In 2006, the United States Army announced plans to expand the Fort Carson site by approximately 653 square miles, a significant portion of Southeast Colorado.
As would be expected, there was much opposition to this expansion from various angles.
Eric Perramond, professor of Southwest Studies and Environmental Science at Colorado College, and David Havlick, Professor of Geography and Environmental Studies at the University of Colorado-Colorado Springs, saw this as an opportunity to combine their skills and examine how rural communities have confronted this expansion.
In their article “Militarized spaces and open range: Piñon Canyon and (counter)cartographies of rural resistance,” Perramond and Havlick explore how opposing groups—the Army and a rural citizen opposition group called Piñon Canyon Expansion Coalition—used different cartographic representations to debate the use of the land as military training ground versus open range.
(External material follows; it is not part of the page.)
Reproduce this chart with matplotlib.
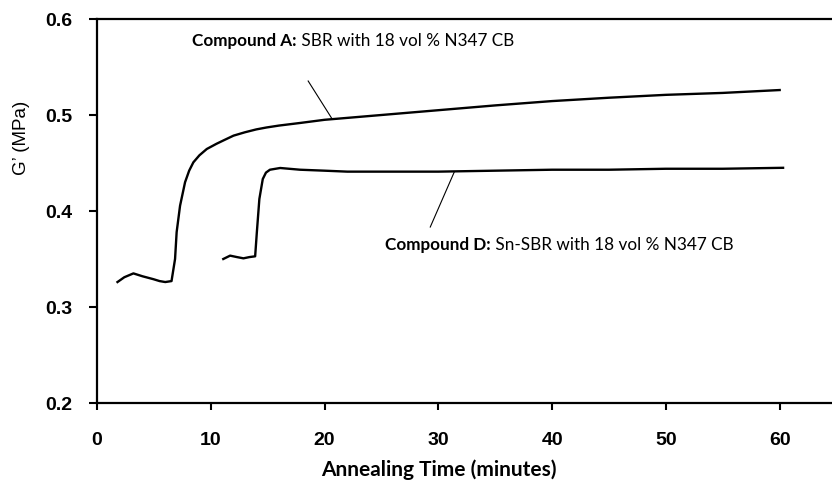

Perramond and Havlick knew each other as fellow geographers and decided to begin on this project together in 2007. Perramond focused his research on the ranchers and agricultural use of land in the West, while Havlick focused on the militarization of the West and the conversion between military lands and nature preserves.
“The goal of the research was really trying to find a way to tell a story about all this in a collaborative sense,” said Perramond.
Perramond and Havlick ran into some significant difficulties communicating with the Army for research. In the 1980s, the Army had promised not to expand Fort Carson, and many people in the area of the new expansion felt betrayed. When Perramond and Havlick questioned the Army on this and other issues, they received nothing but silence in response.
Perramond explained that, in order to back up the expansion, the Army was “able to use a set of counter-mapping strategies to show to the public that ‘no one’ was willing to sell their land close to the Piñon Canyon Maneuver Site (area of interest), and that (because of resistance by rural communities) eminent domain would have to be used by the government for any expansion to occur.”
Perramond said that some students did work on this controversy, but the issue outlived any single-year projects that could be done because of the seven-year hold on information and confirmation.
The expansion of the Fort Carson site is currently on hold, but there is no guarantee that plans will cease.